**Short task**
Begin with the line containing "Output the LaTeX" and end with the line containing "(7,7) rectangle (542,747);". Give those lines again exactly, leaving out the images.

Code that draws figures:
<<<<

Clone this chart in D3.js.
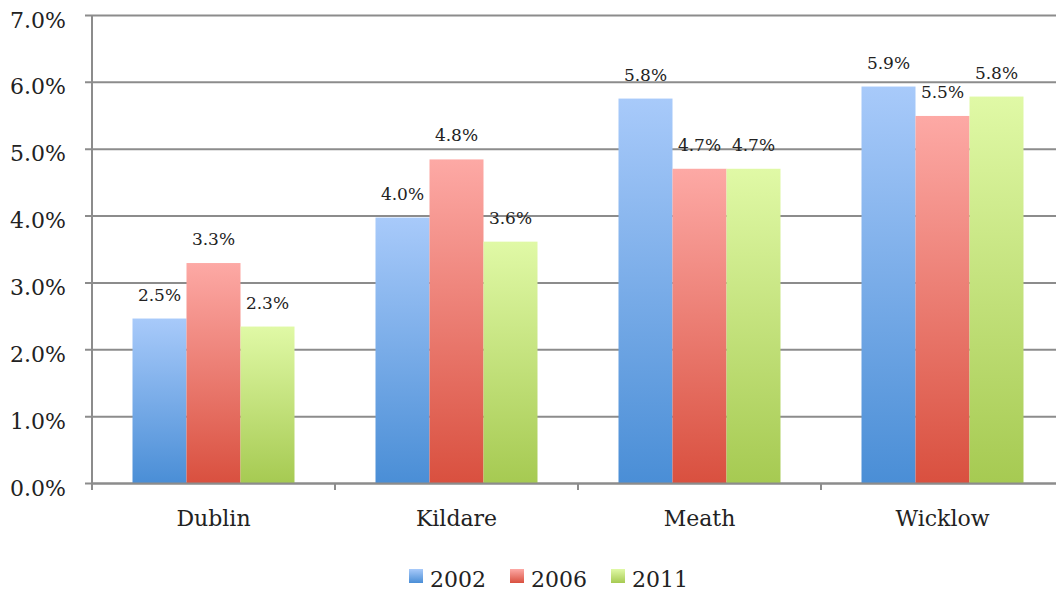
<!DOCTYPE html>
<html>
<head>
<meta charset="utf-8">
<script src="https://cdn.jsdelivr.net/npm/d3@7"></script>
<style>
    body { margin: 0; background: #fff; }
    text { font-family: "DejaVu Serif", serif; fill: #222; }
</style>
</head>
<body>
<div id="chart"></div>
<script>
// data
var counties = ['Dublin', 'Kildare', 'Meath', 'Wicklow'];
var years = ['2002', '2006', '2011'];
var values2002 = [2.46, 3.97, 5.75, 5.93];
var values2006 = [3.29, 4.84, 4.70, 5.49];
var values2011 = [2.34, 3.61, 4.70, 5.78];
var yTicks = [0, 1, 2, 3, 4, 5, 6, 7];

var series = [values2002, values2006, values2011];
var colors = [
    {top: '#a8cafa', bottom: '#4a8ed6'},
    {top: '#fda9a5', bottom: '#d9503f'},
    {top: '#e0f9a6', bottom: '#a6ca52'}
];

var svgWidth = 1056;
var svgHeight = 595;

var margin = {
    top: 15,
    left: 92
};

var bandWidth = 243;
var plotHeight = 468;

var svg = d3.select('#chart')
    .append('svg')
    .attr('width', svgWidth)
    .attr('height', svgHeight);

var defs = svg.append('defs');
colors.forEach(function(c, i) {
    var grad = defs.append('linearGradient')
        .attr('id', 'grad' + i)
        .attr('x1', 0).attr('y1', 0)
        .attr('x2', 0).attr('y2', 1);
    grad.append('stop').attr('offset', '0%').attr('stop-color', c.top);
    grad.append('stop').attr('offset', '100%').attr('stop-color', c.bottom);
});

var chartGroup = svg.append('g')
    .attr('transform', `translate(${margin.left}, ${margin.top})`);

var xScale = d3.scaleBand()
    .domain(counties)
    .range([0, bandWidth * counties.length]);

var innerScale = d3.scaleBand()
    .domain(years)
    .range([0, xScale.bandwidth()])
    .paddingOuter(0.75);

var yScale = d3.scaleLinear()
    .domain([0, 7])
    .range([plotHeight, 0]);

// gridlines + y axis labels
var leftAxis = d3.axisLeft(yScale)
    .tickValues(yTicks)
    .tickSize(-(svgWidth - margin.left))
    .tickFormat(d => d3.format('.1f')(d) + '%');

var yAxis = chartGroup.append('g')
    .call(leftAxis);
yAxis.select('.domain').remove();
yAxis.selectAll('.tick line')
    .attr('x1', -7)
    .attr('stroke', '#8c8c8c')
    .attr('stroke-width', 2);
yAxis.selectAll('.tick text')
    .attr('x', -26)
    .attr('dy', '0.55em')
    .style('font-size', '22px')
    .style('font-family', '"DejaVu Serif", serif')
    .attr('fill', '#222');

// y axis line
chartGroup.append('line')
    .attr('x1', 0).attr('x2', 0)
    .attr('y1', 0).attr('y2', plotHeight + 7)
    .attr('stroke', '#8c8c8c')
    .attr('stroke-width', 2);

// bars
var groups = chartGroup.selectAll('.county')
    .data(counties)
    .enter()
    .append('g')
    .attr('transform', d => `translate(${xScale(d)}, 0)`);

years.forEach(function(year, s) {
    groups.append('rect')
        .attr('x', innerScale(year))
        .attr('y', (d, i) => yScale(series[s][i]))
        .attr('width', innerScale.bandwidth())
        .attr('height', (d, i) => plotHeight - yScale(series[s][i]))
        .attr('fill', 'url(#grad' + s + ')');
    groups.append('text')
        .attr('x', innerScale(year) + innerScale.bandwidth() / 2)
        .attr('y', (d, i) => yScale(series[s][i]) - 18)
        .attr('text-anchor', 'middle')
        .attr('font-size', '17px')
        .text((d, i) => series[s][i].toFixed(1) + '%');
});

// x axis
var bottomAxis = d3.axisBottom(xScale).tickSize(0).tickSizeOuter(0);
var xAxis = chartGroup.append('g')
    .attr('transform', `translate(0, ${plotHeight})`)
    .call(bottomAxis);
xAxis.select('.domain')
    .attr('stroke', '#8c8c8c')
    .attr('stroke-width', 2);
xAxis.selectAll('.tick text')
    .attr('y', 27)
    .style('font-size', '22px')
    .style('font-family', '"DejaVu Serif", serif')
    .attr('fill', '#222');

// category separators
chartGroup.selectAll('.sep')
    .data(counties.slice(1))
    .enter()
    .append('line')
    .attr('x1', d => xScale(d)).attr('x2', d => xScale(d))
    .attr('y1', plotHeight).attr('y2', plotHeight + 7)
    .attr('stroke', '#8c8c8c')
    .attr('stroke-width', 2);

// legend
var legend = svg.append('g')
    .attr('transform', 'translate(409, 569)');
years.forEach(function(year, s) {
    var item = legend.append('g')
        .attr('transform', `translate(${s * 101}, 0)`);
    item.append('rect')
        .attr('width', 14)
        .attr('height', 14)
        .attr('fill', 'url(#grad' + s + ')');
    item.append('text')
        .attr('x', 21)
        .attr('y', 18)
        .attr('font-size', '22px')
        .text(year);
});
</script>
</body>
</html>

>>>>
<<<<

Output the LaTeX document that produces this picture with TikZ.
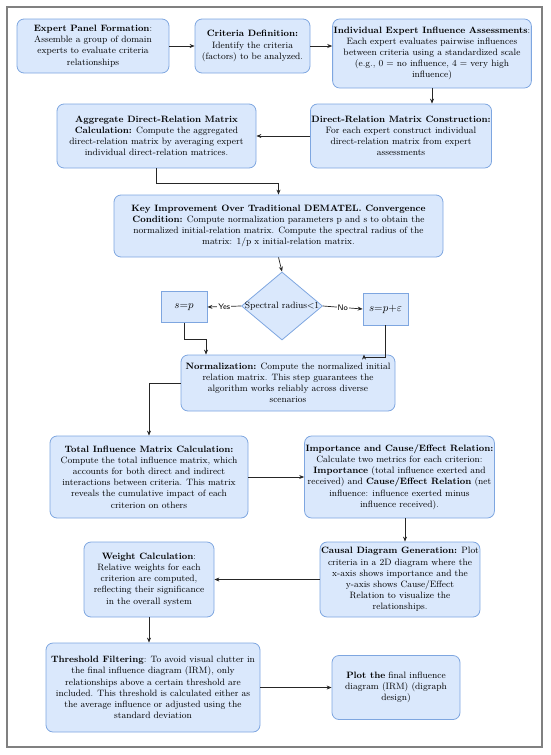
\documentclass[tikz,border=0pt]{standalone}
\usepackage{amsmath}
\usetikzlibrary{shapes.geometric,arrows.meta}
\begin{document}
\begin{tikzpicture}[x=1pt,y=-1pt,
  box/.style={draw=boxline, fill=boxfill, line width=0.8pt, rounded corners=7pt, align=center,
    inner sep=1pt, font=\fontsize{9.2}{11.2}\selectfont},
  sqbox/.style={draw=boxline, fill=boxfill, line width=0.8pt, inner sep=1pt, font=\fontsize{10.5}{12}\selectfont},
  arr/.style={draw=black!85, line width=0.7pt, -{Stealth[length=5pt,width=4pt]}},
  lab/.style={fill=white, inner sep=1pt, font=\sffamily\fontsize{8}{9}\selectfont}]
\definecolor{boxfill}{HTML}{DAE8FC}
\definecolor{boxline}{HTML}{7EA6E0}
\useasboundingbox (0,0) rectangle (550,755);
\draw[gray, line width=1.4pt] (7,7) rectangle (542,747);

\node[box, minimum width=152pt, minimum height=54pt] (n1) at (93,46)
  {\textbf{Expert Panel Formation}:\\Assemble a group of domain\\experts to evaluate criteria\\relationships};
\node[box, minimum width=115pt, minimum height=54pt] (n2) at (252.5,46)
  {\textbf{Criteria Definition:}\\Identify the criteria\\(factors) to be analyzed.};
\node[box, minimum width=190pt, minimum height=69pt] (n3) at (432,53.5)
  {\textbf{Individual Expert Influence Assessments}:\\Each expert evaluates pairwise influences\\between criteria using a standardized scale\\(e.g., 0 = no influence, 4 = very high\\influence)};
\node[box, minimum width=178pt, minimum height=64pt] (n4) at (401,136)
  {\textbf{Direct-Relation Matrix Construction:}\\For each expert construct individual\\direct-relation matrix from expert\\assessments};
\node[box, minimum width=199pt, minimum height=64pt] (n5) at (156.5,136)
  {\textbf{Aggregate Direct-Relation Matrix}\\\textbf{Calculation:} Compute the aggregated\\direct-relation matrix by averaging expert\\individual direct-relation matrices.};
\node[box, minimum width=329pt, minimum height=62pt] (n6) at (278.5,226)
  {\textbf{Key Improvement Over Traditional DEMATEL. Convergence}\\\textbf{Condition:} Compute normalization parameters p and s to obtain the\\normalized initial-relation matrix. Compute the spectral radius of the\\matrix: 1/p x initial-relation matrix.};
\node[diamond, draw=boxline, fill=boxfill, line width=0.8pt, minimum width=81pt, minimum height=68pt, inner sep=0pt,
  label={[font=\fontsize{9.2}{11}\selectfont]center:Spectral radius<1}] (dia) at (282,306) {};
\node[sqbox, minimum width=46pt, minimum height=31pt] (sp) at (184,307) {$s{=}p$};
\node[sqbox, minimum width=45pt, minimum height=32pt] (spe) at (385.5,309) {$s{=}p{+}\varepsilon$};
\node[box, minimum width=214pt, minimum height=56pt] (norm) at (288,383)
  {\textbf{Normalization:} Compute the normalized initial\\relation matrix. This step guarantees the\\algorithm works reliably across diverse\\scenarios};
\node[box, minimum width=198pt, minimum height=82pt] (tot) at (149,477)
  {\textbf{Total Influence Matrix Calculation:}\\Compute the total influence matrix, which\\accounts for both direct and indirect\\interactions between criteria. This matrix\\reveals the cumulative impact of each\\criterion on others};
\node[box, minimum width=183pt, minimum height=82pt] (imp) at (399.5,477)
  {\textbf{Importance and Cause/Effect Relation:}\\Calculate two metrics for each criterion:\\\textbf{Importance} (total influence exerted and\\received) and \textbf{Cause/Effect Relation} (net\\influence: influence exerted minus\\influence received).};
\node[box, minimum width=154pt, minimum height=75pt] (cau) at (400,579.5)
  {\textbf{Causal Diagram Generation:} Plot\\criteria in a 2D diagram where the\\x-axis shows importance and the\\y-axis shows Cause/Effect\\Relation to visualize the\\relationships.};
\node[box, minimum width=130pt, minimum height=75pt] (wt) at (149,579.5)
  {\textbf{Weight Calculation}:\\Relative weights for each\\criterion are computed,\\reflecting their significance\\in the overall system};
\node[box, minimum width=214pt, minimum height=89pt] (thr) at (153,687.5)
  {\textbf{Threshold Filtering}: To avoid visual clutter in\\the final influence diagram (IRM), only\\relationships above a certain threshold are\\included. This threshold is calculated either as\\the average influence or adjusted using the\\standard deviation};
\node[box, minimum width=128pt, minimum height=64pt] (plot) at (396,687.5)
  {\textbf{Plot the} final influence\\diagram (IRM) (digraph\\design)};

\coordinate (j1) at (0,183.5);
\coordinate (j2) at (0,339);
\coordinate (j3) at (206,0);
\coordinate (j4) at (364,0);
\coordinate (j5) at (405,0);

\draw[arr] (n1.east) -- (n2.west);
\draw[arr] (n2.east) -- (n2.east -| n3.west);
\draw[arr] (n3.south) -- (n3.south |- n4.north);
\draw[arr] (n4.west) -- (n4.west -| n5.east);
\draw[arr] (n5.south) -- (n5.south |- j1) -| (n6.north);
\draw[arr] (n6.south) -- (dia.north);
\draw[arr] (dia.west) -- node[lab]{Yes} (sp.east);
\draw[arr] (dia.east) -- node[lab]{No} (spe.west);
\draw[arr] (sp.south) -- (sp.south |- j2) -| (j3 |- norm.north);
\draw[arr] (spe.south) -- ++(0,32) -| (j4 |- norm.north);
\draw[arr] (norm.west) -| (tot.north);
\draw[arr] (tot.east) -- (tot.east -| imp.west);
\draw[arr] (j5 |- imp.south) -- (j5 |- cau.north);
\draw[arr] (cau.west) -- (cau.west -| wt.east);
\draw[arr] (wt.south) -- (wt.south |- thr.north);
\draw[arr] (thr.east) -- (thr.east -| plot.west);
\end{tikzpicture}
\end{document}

>>>>
<<<<

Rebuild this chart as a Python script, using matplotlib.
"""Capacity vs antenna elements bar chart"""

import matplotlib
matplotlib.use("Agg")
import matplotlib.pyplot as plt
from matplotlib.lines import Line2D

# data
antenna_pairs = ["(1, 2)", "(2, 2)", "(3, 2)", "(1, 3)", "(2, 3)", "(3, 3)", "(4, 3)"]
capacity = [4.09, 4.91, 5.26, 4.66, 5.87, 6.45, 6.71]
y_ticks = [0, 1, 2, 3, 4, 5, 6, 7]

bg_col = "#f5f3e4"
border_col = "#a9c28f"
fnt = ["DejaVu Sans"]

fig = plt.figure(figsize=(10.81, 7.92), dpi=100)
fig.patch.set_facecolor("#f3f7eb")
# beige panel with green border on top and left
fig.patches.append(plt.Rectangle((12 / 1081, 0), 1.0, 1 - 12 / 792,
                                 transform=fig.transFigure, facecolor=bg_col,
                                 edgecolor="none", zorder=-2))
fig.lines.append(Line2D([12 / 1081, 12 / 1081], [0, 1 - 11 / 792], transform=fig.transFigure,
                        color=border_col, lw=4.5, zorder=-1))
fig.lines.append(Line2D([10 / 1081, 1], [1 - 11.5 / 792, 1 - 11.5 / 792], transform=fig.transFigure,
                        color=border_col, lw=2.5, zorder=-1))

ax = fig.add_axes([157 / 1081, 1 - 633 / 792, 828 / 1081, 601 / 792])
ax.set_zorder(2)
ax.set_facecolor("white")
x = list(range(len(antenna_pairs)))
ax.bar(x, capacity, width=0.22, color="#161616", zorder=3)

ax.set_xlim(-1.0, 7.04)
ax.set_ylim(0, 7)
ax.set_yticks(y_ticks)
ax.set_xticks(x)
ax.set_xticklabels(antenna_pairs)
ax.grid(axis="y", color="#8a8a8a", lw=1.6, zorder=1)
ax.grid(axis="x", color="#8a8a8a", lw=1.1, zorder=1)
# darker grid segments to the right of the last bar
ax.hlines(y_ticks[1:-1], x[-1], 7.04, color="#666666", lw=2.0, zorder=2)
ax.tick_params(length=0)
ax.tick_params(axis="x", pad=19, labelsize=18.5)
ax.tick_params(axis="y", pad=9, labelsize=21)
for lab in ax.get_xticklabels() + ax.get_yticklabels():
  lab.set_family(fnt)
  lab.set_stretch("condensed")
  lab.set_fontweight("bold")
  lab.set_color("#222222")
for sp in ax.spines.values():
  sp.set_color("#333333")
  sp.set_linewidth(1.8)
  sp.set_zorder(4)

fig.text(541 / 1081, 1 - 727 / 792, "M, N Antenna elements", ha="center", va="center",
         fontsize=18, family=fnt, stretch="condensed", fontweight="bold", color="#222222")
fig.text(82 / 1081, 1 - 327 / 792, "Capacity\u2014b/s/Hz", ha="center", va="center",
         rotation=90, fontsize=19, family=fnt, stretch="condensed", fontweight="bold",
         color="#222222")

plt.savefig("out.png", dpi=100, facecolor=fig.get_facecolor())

>>>>

**Full response**
Output the LaTeX document that produces this picture with TikZ.
\documentclass[tikz,border=0pt]{standalone}
\usepackage{amsmath}
\usetikzlibrary{shapes.geometric,arrows.meta}
\begin{document}
\begin{tikzpicture}[x=1pt,y=-1pt,
  box/.style={draw=boxline, fill=boxfill, line width=0.8pt, rounded corners=7pt, align=center,
    inner sep=1pt, font=\fontsize{9.2}{11.2}\selectfont},
  sqbox/.style={draw=boxline, fill=boxfill, line width=0.8pt, inner sep=1pt, font=\fontsize{10.5}{12}\selectfont},
  arr/.style={draw=black!85, line width=0.7pt, -{Stealth[length=5pt,width=4pt]}},
  lab/.style={fill=white, inner sep=1pt, font=\sffamily\fontsize{8}{9}\selectfont}]
\definecolor{boxfill}{HTML}{DAE8FC}
\definecolor{boxline}{HTML}{7EA6E0}
\useasboundingbox (0,0) rectangle (550,755);
\draw[gray, line width=1.4pt] (7,7) rectangle (542,747);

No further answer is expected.